The asynchronous features of Python enable a single process to avoid blocking on I/O operations. To achieve concurrency with Python, you must run multiple Python processes. Each of these processes may or may not use asynchronous I/O.

To run multiple application processes, either use an application server like Gunicorn or use a container system, with one container per process. If you need to build a custom application that manages muliple processes, use the multiprocessing package in the Python standard library.

Code that uses asynchronous I/O must not call any function that uses synchronous I/O, such as open(), or the logging module in the standard library. Instead, you need to use either the equivalent functions from asyncio in the standard library or a third-party library that is designed to support asynchronous code.

The FastAPI Web framework supports using both synchronous and asynchronous functions in the same application. You must still ensure that asynchronous functions never call any synchronous function.

If you would like to work with asyncio, use Python 3.7 or above. Version 3.7 of Python introduced context variables, which enable you to have data that is local to a specific task, as well as the asyncio.run() function.

PEP 0567 describes context variables.

Libraries #

Handle Command-line Input with argparse #

The argparse module is now the recommended way to process command-line input. Use argparse, rather than the older optparse and getopt.

The optparse module is officially deprecated, so update code that uses optparse to use argparse instead.

Refer to the argparse tutorial in the official documentation for more details.

Use pathlib for File and Directory Paths #

Use pathlib objects instead of strings whenever you need to work with file and directory pathnames.

Consider using the the pathlib equivalents for os functions.

The existing methods in the standard library have been updated to support Path objects.

To list all of the the files in a directory, use either the .iterdir() function of a Path object, or the os.scandir() function.

This RealPython article provides a full explanation of the different Python functions for working with files and directories.

The pathlib module was added to the standard library in Python 3.4, and other standard library functions were updated to support Path objects in version 3.5 of Python.

Use os.scandir() Instead of os.listdir() #

The os.scandir() function is significantly faster and more efficient than os.listdir(). Use os.scandir() wherever you previously used the os.listdir() function.
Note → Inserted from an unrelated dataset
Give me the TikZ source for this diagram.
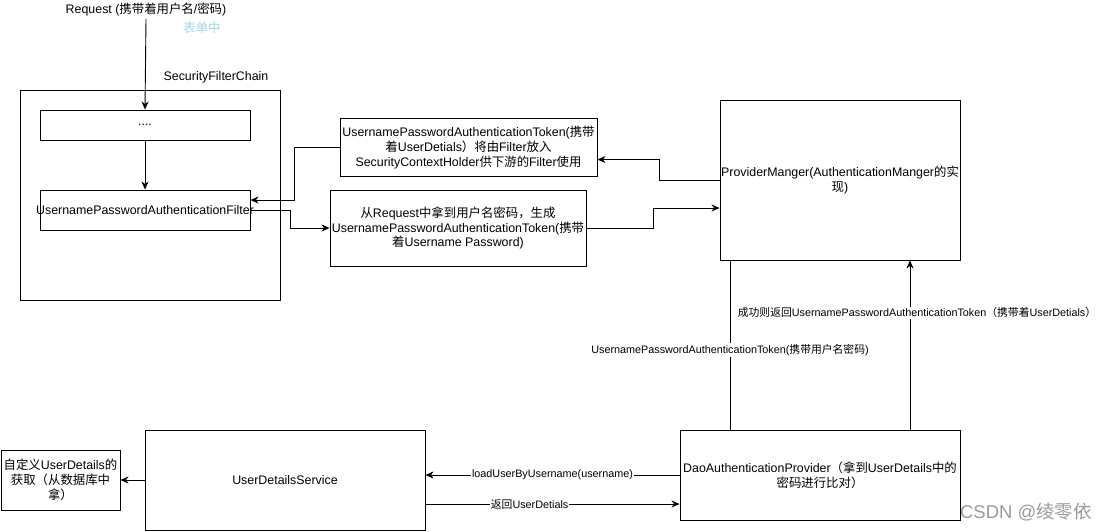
\documentclass[tikz,border=0pt]{standalone}
\usepackage{fontspec}
\setmainfont{Liberation Sans}
\newfontfamily\cjk{Noto Sans CJK SC}
\usetikzlibrary{arrows.meta}
\XeTeXinterchartokenstate=1
\newXeTeXintercharclass\CJKcls
\makeatletter
\def\setcjkrange#1#2{\count@=#1 \loop \XeTeXcharclass\count@=\CJKcls \ifnum\count@<#2 \advance\count@ by 1 \repeat}
\setcjkrange{"4E00}{"9FFF}
\setcjkrange{"3000}{"303F}
\setcjkrange{"FF00}{"FFEF}
\makeatother
\XeTeXinterchartoks 0 \CJKcls = {\cjk}
\XeTeXinterchartoks 4095 \CJKcls = {\cjk}
\XeTeXinterchartoks \CJKcls 0 = {\normalfont}
\XeTeXinterchartoks \CJKcls 4095 = {\normalfont}
\definecolor{formblue}{RGB}{160,214,238}
\definecolor{wmgray}{RGB}{155,155,155}
\tikzset{
  box/.style={draw, line width=0.9pt, rectangle, inner sep=0pt, align=center,
    font=\fontsize{12.4}{14.8}\selectfont},
  txt/.style={inner sep=0pt, align=center, font=\fontsize{12.4}{14.8}\selectfont},
  conn/.style={line width=0.9pt, -{Stealth[length=8pt,width=7pt,inset=2.5pt]}},
  plain/.style={line width=0.9pt},
  elabel/.style={fill=white, inner sep=1pt, font=\fontsize{10.8}{13}\selectfont}
}
\begin{document}
\begin{tikzpicture}[x=1pt,y=-1pt]
\useasboundingbox (0,0) rectangle (1107,531);
% texts
\node[txt] (req) at (146,10) {Request (携带着用户名/密码)};
\node[txt, text=formblue] (form) at (202,28) {表单中};
\node[txt] (sfc) at (216,77) {SecurityFilterChain};
% boxes
\node[box, minimum width=260, minimum height=210] (chain) at (150,195) {};
\node[box, minimum width=210, minimum height=30] (dots) at (145,125) {....};
\node[box, minimum width=210, minimum height=40] (filter) at (145,210) {\makebox[0pt]{UsernamePasswordAuthenticationFilter}};
\node[box, minimum width=257, minimum height=58] (tok2) at (468.5,147.5) {UsernamePasswordAuthenticationToken(携带\\着UserDetials）将由Filter放入\\SecurityContextHolder供下游的Filter使用};
\node[box, minimum width=256, minimum height=76] (tok1) at (458,228) {从Request中拿到用户名密码，生成\\UsernamePasswordAuthenticationToken(携带\\着Username Password)};
\node[box, minimum width=240, minimum height=160] (pm) at (840,180) {ProviderManger(AuthenticationManger的实\\现)};
\node[box, minimum width=280, minimum height=90] (dao) at (820,475) {DaoAuthenticationProvider（拿到UserDetails中的\\密码进行比对）};
\node[box, minimum width=280, minimum height=100] (uds) at (285,480) {UserDetailsService};
\node[box, minimum width=119, minimum height=60] (cust) at (60.5,480) {自定义UserDetails的\\获取（从数据库中\\拿）};
% connectors
\draw[conn] (req.south) ++(0,2) -- (dots.north);
\draw[conn] (dots) -- (filter);
\draw[conn] (filter.east) -- ++(40,0) |- (tok1.west);
\draw[conn] (tok1.east) -- ++(67,0) |- ([yshift=-28pt]pm.west);
\draw[conn] (pm.west) -- ++(-60,0) |- ([yshift=-12pt]tok2.east);
\draw[conn] (tok2.west) -- ++(-45,0) |- ([yshift=10pt]filter.east);
\draw[plain] ([xshift=-110pt]pm.south) -- node[elabel, pos=0.53] {UsernamePasswordAuthenticationToken(携带用户名密码)} ([xshift=-90pt]dao.north);
\draw[conn] ([xshift=90pt]dao.north) -- node[elabel, pos=0.69, xshift=7pt] {成功则返回UsernamePasswordAuthenticationToken（携带着UserDetials）} ([xshift=70pt]pm.south);
\draw[conn] (dao.west) -- node[elabel, pos=0.5] {loadUserByUsername(username)} (dao.west -| uds.east);
\coordinate (r1) at ([yshift=-24pt]uds.east);
\draw[conn] (r1) -- node[elabel, pos=0.41] {返回UserDetials} (r1 -| dao.west);
\draw[conn] (uds.west) -- (cust.east);
% watermark
\node[inner sep=0pt, text=wmgray, font=\fontsize{18.5}{20}\selectfont] (wm) at (1026,512) {CSDN @绫零依};
\end{tikzpicture}
\end{document}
This function provides an iterator, and works with a context manager:

import os

with os.scandir('some_directory/') as entries:
    for entry in entries:
        print(entry.name)

The context manager frees resources as soon as the function completes. Use this option if you are concerned about performance or concurrency.

The os.walk() function now calls os.scandir(), so it automatically has the same improved performance as this function.

The os.scandir() function was added in version 3.5 of Python.

PEP 471 explains os.scandir().

Run External Commands with subprocess #

The subprocess module provides a safe way to run external commands. Use subprocess rather than shell backquoting or the functions in os, such as spawn, popen2 and popen3. The subprocess.run() function in current versions of Python is sufficient for most cases.

PEP 324 explains the technical details of subprocess in detail.

Use httpx for Web Clients #

Use httpx for Web client applications. It supports HTTP/2, and async. The httpx package supersedes requests, which only supports HTTP 1.1.

Avoid using urllib.request from the Python standard library. It was designed as a low-level library, and lacks the features of httpx.